Bob, I don’t need to have a better solution to point out the problems of getting anything as radical as what Alan proposed above wouldn’t have a snowball’s chance in hell of being passed by Congress.

wouldn’t have a snowball’s chance in hell of being passed by Congress

Don't bet on that !

More Later.

Best Hopes :-)

Alan

Actually, I would put my money, actually a choice of some nice organic crops grown by myself, such as asparagus (I‘ll even put heavy straw over them to give you some white ones), where my mouth is, that a dramatic shift in national federal policy shifting highway funding to rail doesn’t occur within three years. No wiggle room with little meaningless bills that pronounce policy such as “no child left behind” with goals that are illusory, no baby steps that are passed off as King Kong’s footprints, but actual big time national projects being paid by money that was instead earmarked for highways. Actually I hope I'm wrong.

How big is "Big Time" ?

And remove the proviso that the $$ have to come from highway funding.

I would be interested in that bet :-)

Alan

It seems paradoxical but it's true: leadership sometimes requires standing for something with no evidence that your goal is attainable.

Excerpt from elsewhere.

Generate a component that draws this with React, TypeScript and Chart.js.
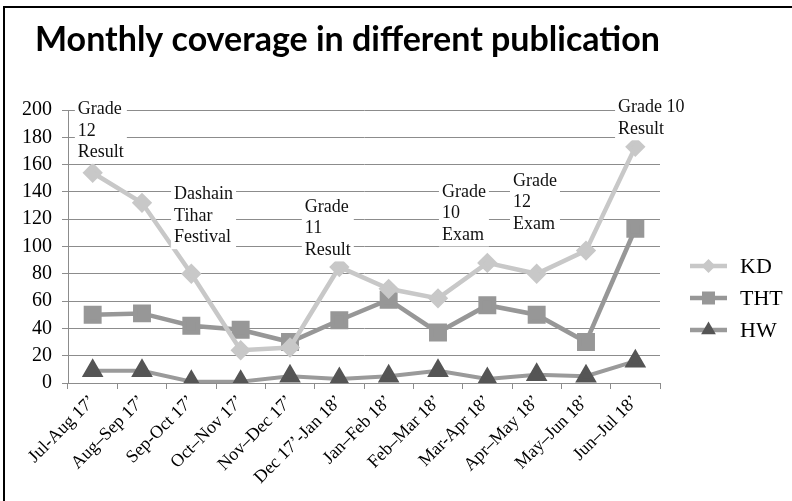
import React, { useEffect, useRef } from "react";
import { Chart, registerables } from "chart.js";

Chart.register(...registerables);

const categories = [
  "Jul-Aug 17’",
  "Aug–Sep 17’",
  "Sep-Oct 17’",
  "Oct–Nov 17’",
  "Nov–Dec 17’",
  "Dec 17’-Jan 18’",
  "Jan–Feb 18’",
  "Feb–Mar 18’",
  "Mar-Apr 18’",
  "Apr–May 18’",
  "May–Jun 18’",
  "Jun–Jul 18’",
];

const kdValues = [154, 132, 80, 24, 26, 85, 69, 62, 88, 80, 97, 173];
const thtValues = [50, 51, 42, 39, 30, 46, 61, 37, 57, 50, 30, 113];
const hwValues = [9, 9, 1, 1, 5, 3, 5, 9, 3, 6, 5, 16];

const yTicks = [0, 20, 40, 60, 80, 100, 120, 140, 160, 180, 200];

const title = "Monthly coverage in different publication";

// annotation text boxes: lines, anchor category position (fractional index), anchor value (top line)
const noteLines = [
  ["Grade", "12", "Result"],
  ["Dashain", "Tihar", "Festival"],
  ["Grade", "11", "Result"],
  ["Grade", "10", "Exam"],
  ["Grade", "12", "Exam"],
  ["Grade 10", "Result"],
];
const noteX = [-0.3, 1.65, 4.3, 7.08, 8.52, 10.65];
const noteY = [200.5, 138, 129, 140, 148, 202];

const seriesNames = ["KD", "THT", "HW"];

const SERIF = "'Liberation Serif', 'DejaVu Serif', serif";

const decorPlugin = {
  id: "decor",
  beforeDraw(chart: any) {
    const ctx = chart.ctx;
    ctx.save();
    ctx.fillStyle = "#ffffff";
    ctx.fillRect(0, 0, chart.width, chart.height);
    ctx.restore();
  },
  afterDraw(chart: any) {
    const ctx = chart.ctx;
    const xs = chart.scales.x;
    const ys = chart.scales.y;
    ctx.save();

    // frame
    ctx.fillStyle = "#000";
    ctx.fillRect(3, 6, 2, chart.height);
    ctx.fillRect(3, 6, chart.width, 2);

    // title
    ctx.fillStyle = "#000";
    ctx.font = "bold 34px Lato, 'Open Sans', sans-serif";
    ctx.textBaseline = "alphabetic";
    ctx.textAlign = "left";
    ctx.fillText(title, 35, 51);

    // annotations
    ctx.font = "18px " + SERIF;
    const lh = 21.5;
    noteLines.forEach((lines, i) => {
      const x = xs.getPixelForValue(noteX[i]);
      const y = ys.getPixelForValue(noteY[i]);
      let w = 0;
      lines.forEach((l) => (w = Math.max(w, ctx.measureText(l).width)));
      ctx.fillStyle = "#fff";
      ctx.fillRect(x - 3, y - 11, w + 6, lh * lines.length + 1);
      ctx.fillStyle = "#111";
      ctx.textBaseline = "middle";
      lines.forEach((l, k) => ctx.fillText(l, x, y + k * lh));
    });

    // legend
    const ds = chart.data.datasets;
    const ly = [266, 298, 330];
    ds.forEach((d: any, i: number) => {
      const y = ly[i];
      ctx.strokeStyle = d.borderColor;
      ctx.lineWidth = 4.5;
      ctx.beginPath();
      ctx.moveTo(690, y);
      ctx.lineTo(727, y);
      ctx.stroke();
      ctx.fillStyle = d.pointBackgroundColor;
      const cx = 708.5;
      ctx.beginPath();
      if (d.pointStyle === "rectRot") {
        const r = 7;
        ctx.moveTo(cx, y - r);
        ctx.lineTo(cx + r, y);
        ctx.lineTo(cx, y + r);
        ctx.lineTo(cx - r, y);
      } else if (d.pointStyle === "rect") {
        const s = 6.5;
        ctx.rect(cx - s, y - s, 2 * s, 2 * s);
      } else {
        const r = 8.5;
        ctx.moveTo(cx, y - r);
        ctx.lineTo(cx + r * 0.866, y + r * 0.5);
        ctx.lineTo(cx - r * 0.866, y + r * 0.5);
      }
      ctx.closePath();
      ctx.fill();
      ctx.fillStyle = "#000";
      ctx.font = "22px " + SERIF;
      ctx.textBaseline = "middle";
      ctx.textAlign = "left";
      ctx.fillText(d.label, 740, y + 1);
    });
    ctx.restore();
  },
};

export default function App() {
  const ref = useRef<HTMLCanvasElement | null>(null);
  useEffect(() => {
    document.body.style.margin = "0";
    if (!ref.current) return;
    const chart = new Chart(ref.current, {
      type: "line",
      data: {
        labels: categories,
        datasets: [
          {
            label: seriesNames[0],
            data: kdValues,
            borderColor: "#c8c8c8",
            backgroundColor: "#c8c8c8",
            pointBackgroundColor: "#c8c8c8",
            pointBorderColor: "#c8c8c8",
            pointStyle: "rectRot",
            pointRadius: 7,
            borderWidth: 4.5,
            tension: 0,
          },
          {
            label: seriesNames[1],
            data: thtValues,
            borderColor: "#979797",
            backgroundColor: "#979797",
            pointBackgroundColor: "#979797",
            pointBorderColor: "#979797",
            pointStyle: "rect",
            pointRadius: 9.5,
            borderWidth: 4.5,
            tension: 0,
          },
          {
            label: seriesNames[2],
            data: hwValues,
            borderColor: "#9a9a9a",
            backgroundColor: "#555555",
            pointBackgroundColor: "#555555",
            pointBorderColor: "#555555",
            pointStyle: "triangle",
            pointRadius: 8.5,
            borderWidth: 4,
            tension: 0,
          },
        ],
      },
      options: {
        responsive: false,
        animation: false,
        devicePixelRatio: 1,
        layout: { padding: { top: 110, right: 132, left: 0, bottom: 0 } },
        plugins: {
          legend: { display: false },
          title: { display: false },
          tooltip: { enabled: false },
        },
        scales: {
          x: {
            offset: true,
            grid: {
              offset: true,
              drawOnChartArea: false,
              drawTicks: true,
              tickLength: 6,
              color: "#8c8c8c",
            },
            border: { color: "#8c8c8c", width: 1 },
            ticks: {
              minRotation: 45,
              maxRotation: 45,
              autoSkip: false,
              color: "#000",
              padding: 2,
              font: { family: SERIF, size: 18 },
            },
            afterFit: (s: any) => {
              s.height = 118;
            },
          },
          y: {
            min: 0,
            max: 200,
            afterBuildTicks: (s: any) => {
              s.ticks = yTicks.map((v) => ({ value: v }));
            },
            grid: { color: "#8c8c8c", tickLength: 6 },
            border: { color: "#8c8c8c", width: 1 },
            ticks: {
              color: "#000",
              padding: 10,
              font: { family: SERIF, size: 20 },
            },
            afterFit: (s: any) => {
              s.width = 68;
            },
          },
        },
      },
      plugins: [decorPlugin],
    });
    return () => chart.destroy();
  }, []);
  return (
    <canvas
      ref={ref}
      width={792}
      height={501}
      style={{ display: "block", width: 792, height: 501 }}
    />
  );
}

Then, gradually, the pieces fall into place until you succeed. People look back and ask you, "How did you do that?"

It doesn't work every time but reaching for goals in the face of no agreement is a hallmark of leadership.

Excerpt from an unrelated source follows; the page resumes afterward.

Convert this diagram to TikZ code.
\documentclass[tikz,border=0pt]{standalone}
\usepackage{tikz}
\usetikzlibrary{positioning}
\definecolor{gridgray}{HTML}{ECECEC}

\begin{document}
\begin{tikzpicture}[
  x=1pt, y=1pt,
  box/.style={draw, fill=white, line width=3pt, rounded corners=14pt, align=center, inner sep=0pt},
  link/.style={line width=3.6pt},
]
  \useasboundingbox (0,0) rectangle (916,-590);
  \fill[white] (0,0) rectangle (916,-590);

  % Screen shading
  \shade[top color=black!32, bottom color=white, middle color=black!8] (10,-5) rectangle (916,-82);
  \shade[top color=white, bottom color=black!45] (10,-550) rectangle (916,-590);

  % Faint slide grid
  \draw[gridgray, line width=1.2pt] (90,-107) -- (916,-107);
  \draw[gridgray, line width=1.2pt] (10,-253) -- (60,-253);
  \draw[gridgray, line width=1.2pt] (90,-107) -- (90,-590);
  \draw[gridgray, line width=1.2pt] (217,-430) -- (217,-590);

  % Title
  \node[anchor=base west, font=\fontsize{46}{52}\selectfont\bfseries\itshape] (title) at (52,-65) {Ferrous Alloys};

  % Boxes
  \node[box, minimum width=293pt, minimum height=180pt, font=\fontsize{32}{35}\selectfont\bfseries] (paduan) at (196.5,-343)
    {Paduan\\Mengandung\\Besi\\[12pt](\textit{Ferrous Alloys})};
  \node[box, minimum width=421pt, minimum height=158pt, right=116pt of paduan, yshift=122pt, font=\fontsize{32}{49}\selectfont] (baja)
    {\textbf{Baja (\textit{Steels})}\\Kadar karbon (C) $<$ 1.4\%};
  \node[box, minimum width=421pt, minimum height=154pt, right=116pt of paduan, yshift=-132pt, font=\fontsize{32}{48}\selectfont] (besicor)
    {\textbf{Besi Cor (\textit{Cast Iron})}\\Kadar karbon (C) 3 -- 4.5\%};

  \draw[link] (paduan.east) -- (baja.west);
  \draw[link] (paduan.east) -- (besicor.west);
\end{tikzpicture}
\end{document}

This is what Alan is doing.

-André

AKA "stirring the pot...."
:)

Hmmm...would they pass something to make themselves 'look good'...and then simply let it slide into oblivion, as they do more often than not?

Yup, having been a political junkie since I can remember (I was the weird kid who watched the Nixon Kennedy debate with pleasure) from an old Irish political family from Chicago I've sure seen enough political posturing in my day. Everyone shakes hands, signs the bill, poses for the camera, and then nothing gets done. Jaded? You betcha.